TO DO :: Quote all lines below exactly. Images stay out.

>> start DATASET RECORDS

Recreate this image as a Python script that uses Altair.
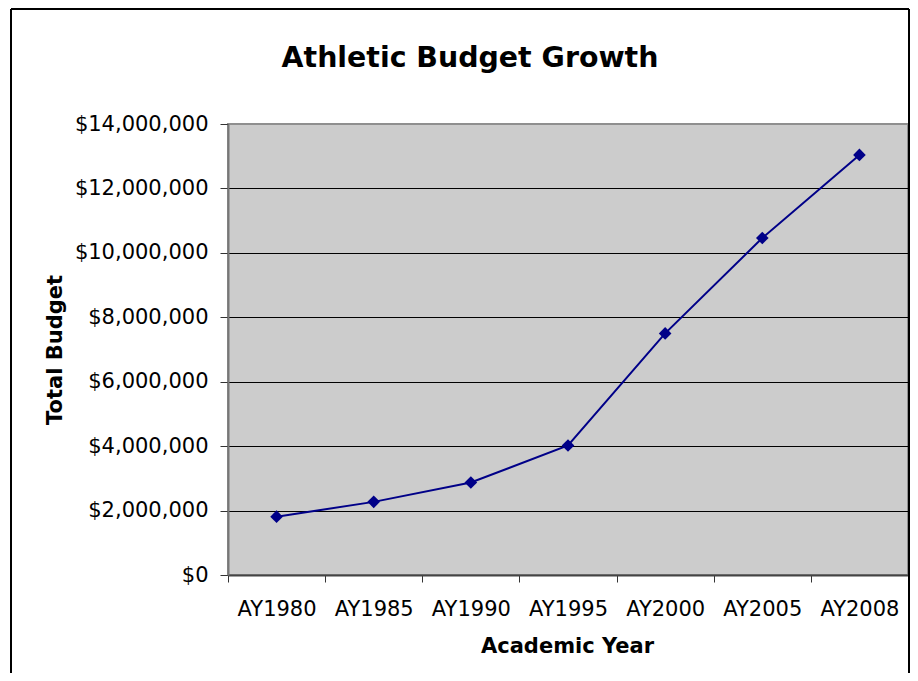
import altair as alt
import pandas as pd

years = ["AY1980", "AY1985", "AY1990", "AY1995", "AY2000", "AY2005", "AY2008"]
budget = [1810000, 2270000, 2870000, 4020000, 7500000, 10460000, 13040000]
y_ticks = [0, 2000000, 4000000, 6000000, 8000000, 10000000, 12000000, 14000000]
chart_title = "Athletic Budget Growth"

df = pd.DataFrame({"year": years, "budget": budget})

FONT = "DejaVu Sans"
NAVY = "#000088"

x_enc = alt.X(
    "year:O",
    sort=None,
    scale=alt.Scale(type="band", paddingInner=0, paddingOuter=0),
    axis=alt.Axis(
        title="Academic Year",
        labelAngle=0,
        labelFont=FONT,
        labelFontSize=21,
        labelColor="black",
        labelBaseline="alphabetic",
        labelPadding=33,
        tickBand="extent",
        tickSize=7,
        tickColor="#333333",
        tickWidth=1,
        domainColor="#444444",
        domainWidth=2,
        grid=False,
        titleFont=FONT,
        titleFontSize=21,
        titleFontWeight="bold",
        titleColor="black",
        titleBaseline="alphabetic",
        titleY=77,
        titleX=339,
    ),
)

y_enc = alt.Y(
    "budget:Q",
    scale=alt.Scale(domain=[0, 14000000], nice=False, zero=True),
    axis=alt.Axis(
        title="Total Budget",
        values=y_ticks,
        format="$,.0f",
        labelFont=FONT,
        labelFontSize=21,
        labelColor="black",
        labelBaseline="middle",
        labelPadding=12,
        tickSize=8,
        tickColor="#333333",
        tickWidth=1,
        domainColor="#777777",
        domainWidth=2,
        gridColor="black",
        gridWidth=1,
        gridOpacity={"condition": {"test": "datum.value >= 14000000 || datum.value <= 0", "value": 0}, "value": 1},
        titleFont=FONT,
        titleFontSize=21,
        titleFontWeight="bold",
        titleColor="black",
        titleBaseline="alphabetic",
        titleAngle=270,
        titleAlign="center",
        titleX=-167,
        titleY=225.5,
    ),
)

base = alt.Chart(df)

line = base.mark_line(color=NAVY, strokeWidth=2).encode(x=x_enc, y=y_enc)
points = base.mark_point(shape="diamond", filled=True, size=160, color=NAVY, opacity=1).encode(x=x_enc, y=y_enc)

frame_data = alt.Data(values=[{"k": 1}])
left_rule = alt.Chart(frame_data).mark_rule(color="black", strokeWidth=2).encode(
    x=alt.value(-217), y=alt.value(-115), y2=alt.value(570)
)
top_rule = alt.Chart(frame_data).mark_rule(color="black", strokeWidth=2).encode(
    x=alt.value(-217), x2=alt.value(681), y=alt.value(-115)
)
right_rule = alt.Chart(frame_data).mark_rule(color="black", strokeWidth=2).encode(
    x=alt.value(681), y=alt.value(-115), y2=alt.value(570)
)

title_data = alt.Data(values=[{"t": chart_title}])
title_text = alt.Chart(title_data).mark_text(
    font=FONT, fontSize=28.4, fontWeight="bold", color="black",
    align="center", baseline="alphabetic",
).encode(text="t:N", x=alt.value(242), y=alt.value(-57))

chart = (
    alt.layer(line, points, left_rule, top_rule, right_rule, title_text)
    .properties(
        width=680,
        height=451,
        padding={"left": 220, "top": 116, "right": 2, "bottom": 98},
        autosize=alt.AutoSizeParams(type="none"),
        background="white",
    )
    .configure_view(fill="#CCCCCC", stroke="#8f8f8f", strokeWidth=2)
)

chart.save("out.html", embed_options={"renderer": "svg", "actions": False})
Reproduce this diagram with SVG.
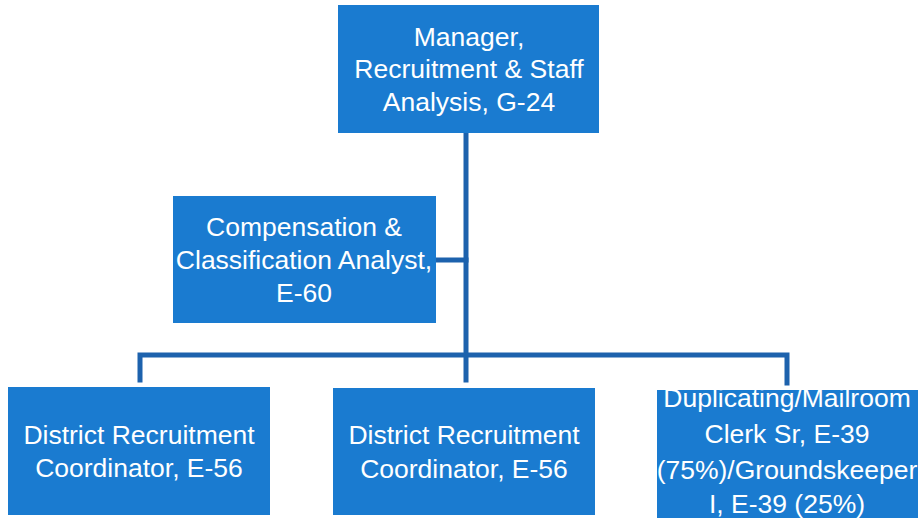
<svg xmlns="http://www.w3.org/2000/svg" width="924" height="518" viewBox="0 0 924 518">
<style>
.box{fill:#1a7bd0;}
.lbl{font-family:"Liberation Sans",Arial,sans-serif;font-size:26.5px;fill:#ffffff;text-anchor:middle;}
.conn{stroke:#1d62ad;stroke-width:5;fill:none;stroke-linecap:square;}
</style>
<rect width="924" height="518" fill="#ffffff"/>
<g id="connectors">
<path class="conn" d="M466,133 V380"/>
<path class="conn" d="M436,260 H466"/>
<path class="conn" d="M140,380 V355 H787 V383"/>
</g>
<g id="manager">
<rect class="box" x="338" y="5" width="261" height="128"/>
<text class="lbl" x="469" y="46">Manager,</text>
<text class="lbl" x="469" y="78">Recruitment &amp; Staff</text>
<text class="lbl" x="469" y="111">Analysis, G-24</text>
</g>
<g id="compensation">
<rect class="box" x="173" y="196" width="263" height="127"/>
<text class="lbl" x="304" y="236">Compensation &amp;</text>
<text class="lbl" x="304" y="269">Classification Analyst,</text>
<text class="lbl" x="304" y="302">E-60</text>
</g>
<g id="district1">
<rect class="box" x="8" y="387" width="262" height="128"/>
<text class="lbl" x="139" y="444">District Recruitment</text>
<text class="lbl" x="139" y="477">Coordinator, E-56</text>
</g>
<g id="district2">
<rect class="box" x="333" y="388" width="262" height="127"/>
<text class="lbl" x="464" y="444">District Recruitment</text>
<text class="lbl" x="464" y="478">Coordinator, E-56</text>
</g>
<g id="clerk">
<rect class="box" x="657" y="390" width="261" height="128"/>
<text class="lbl" x="787" y="407">Duplicating/Mailroom</text>
<text class="lbl" x="787" y="443">Clerk Sr, E-39</text>
<text class="lbl" x="787" y="479">(75%)/Groundskeeper</text>
<text class="lbl" x="787" y="513">I, E-39 (25%)</text>
</g>
</svg>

>> end DATASET RECORDS

TASK RESULT ::
Recreate this image as a Python script that uses Altair.
import altair as alt
import pandas as pd

years = ["AY1980", "AY1985", "AY1990", "AY1995", "AY2000", "AY2005", "AY2008"]
budget = [1810000, 2270000, 2870000, 4020000, 7500000, 10460000, 13040000]
y_ticks = [0, 2000000, 4000000, 6000000, 8000000, 10000000, 12000000, 14000000]
chart_title = "Athletic Budget Growth"

df = pd.DataFrame({"year": years, "budget": budget})

FONT = "DejaVu Sans"
NAVY = "#000088"

x_enc = alt.X(
    "year:O",
    sort=None,
    scale=alt.Scale(type="band", paddingInner=0, paddingOuter=0),
    axis=alt.Axis(
        title="Academic Year",
        labelAngle=0,
        labelFont=FONT,
        labelFontSize=21,
        labelColor="black",
        labelBaseline="alphabetic",
        labelPadding=33,
        tickBand="extent",
        tickSize=7,
        tickColor="#333333",
        tickWidth=1,
        domainColor="#444444",
        domainWidth=2,
        grid=False,
        titleFont=FONT,
        titleFontSize=21,
        titleFontWeight="bold",
        titleColor="black",
        titleBaseline="alphabetic",
        titleY=77,
        titleX=339,
    ),
)

y_enc = alt.Y(
    "budget:Q",
    scale=alt.Scale(domain=[0, 14000000], nice=False, zero=True),
    axis=alt.Axis(
        title="Total Budget",
        values=y_ticks,
        format="$,.0f",
        labelFont=FONT,
        labelFontSize=21,
        labelColor="black",
        labelBaseline="middle",
        labelPadding=12,
        tickSize=8,
        tickColor="#333333",
        tickWidth=1,
        domainColor="#777777",
        domainWidth=2,
        gridColor="black",
        gridWidth=1,
        gridOpacity={"condition": {"test": "datum.value >= 14000000 || datum.value <= 0", "value": 0}, "value": 1},
        titleFont=FONT,
        titleFontSize=21,
        titleFontWeight="bold",
        titleColor="black",
        titleBaseline="alphabetic",
        titleAngle=270,
        titleAlign="center",
        titleX=-167,
        titleY=225.5,
    ),
)

base = alt.Chart(df)

line = base.mark_line(color=NAVY, strokeWidth=2).encode(x=x_enc, y=y_enc)
points = base.mark_point(shape="diamond", filled=True, size=160, color=NAVY, opacity=1).encode(x=x_enc, y=y_enc)

frame_data = alt.Data(values=[{"k": 1}])
left_rule = alt.Chart(frame_data).mark_rule(color="black", strokeWidth=2).encode(
    x=alt.value(-217), y=alt.value(-115), y2=alt.value(570)
)
top_rule = alt.Chart(frame_data).mark_rule(color="black", strokeWidth=2).encode(
    x=alt.value(-217), x2=alt.value(681), y=alt.value(-115)
)
right_rule = alt.Chart(frame_data).mark_rule(color="black", strokeWidth=2).encode(
    x=alt.value(681), y=alt.value(-115), y2=alt.value(570)
)

title_data = alt.Data(values=[{"t": chart_title}])
title_text = alt.Chart(title_data).mark_text(
    font=FONT, fontSize=28.4, fontWeight="bold", color="black",
    align="center", baseline="alphabetic",
).encode(text="t:N", x=alt.value(242), y=alt.value(-57))

chart = (
    alt.layer(line, points, left_rule, top_rule, right_rule, title_text)
    .properties(
        width=680,
        height=451,
        padding={"left": 220, "top": 116, "right": 2, "bottom": 98},
        autosize=alt.AutoSizeParams(type="none"),
        background="white",
    )
    .configure_view(fill="#CCCCCC", stroke="#8f8f8f", strokeWidth=2)
)

chart.save("out.html", embed_options={"renderer": "svg", "actions": False})
Reproduce this diagram with SVG.
<svg xmlns="http://www.w3.org/2000/svg" width="924" height="518" viewBox="0 0 924 518">
<style>
.box{fill:#1a7bd0;}
.lbl{font-family:"Liberation Sans",Arial,sans-serif;font-size:26.5px;fill:#ffffff;text-anchor:middle;}
.conn{stroke:#1d62ad;stroke-width:5;fill:none;stroke-linecap:square;}
</style>
<rect width="924" height="518" fill="#ffffff"/>
<g id="connectors">
<path class="conn" d="M466,133 V380"/>
<path class="conn" d="M436,260 H466"/>
<path class="conn" d="M140,380 V355 H787 V383"/>
</g>
<g id="manager">
<rect class="box" x="338" y="5" width="261" height="128"/>
<text class="lbl" x="469" y="46">Manager,</text>
<text class="lbl" x="469" y="78">Recruitment &amp; Staff</text>
<text class="lbl" x="469" y="111">Analysis, G-24</text>
</g>
<g id="compensation">
<rect class="box" x="173" y="196" width="263" height="127"/>
<text class="lbl" x="304" y="236">Compensation &amp;</text>
<text class="lbl" x="304" y="269">Classification Analyst,</text>
<text class="lbl" x="304" y="302">E-60</text>
</g>
<g id="district1">
<rect class="box" x="8" y="387" width="262" height="128"/>
<text class="lbl" x="139" y="444">District Recruitment</text>
<text class="lbl" x="139" y="477">Coordinator, E-56</text>
</g>
<g id="district2">
<rect class="box" x="333" y="388" width="262" height="127"/>
<text class="lbl" x="464" y="444">District Recruitment</text>
<text class="lbl" x="464" y="478">Coordinator, E-56</text>
</g>
<g id="clerk">
<rect class="box" x="657" y="390" width="261" height="128"/>
<text class="lbl" x="787" y="407">Duplicating/Mailroom</text>
<text class="lbl" x="787" y="443">Clerk Sr, E-39</text>
<text class="lbl" x="787" y="479">(75%)/Groundskeeper</text>
<text class="lbl" x="787" y="513">I, E-39 (25%)</text>
</g>
</svg>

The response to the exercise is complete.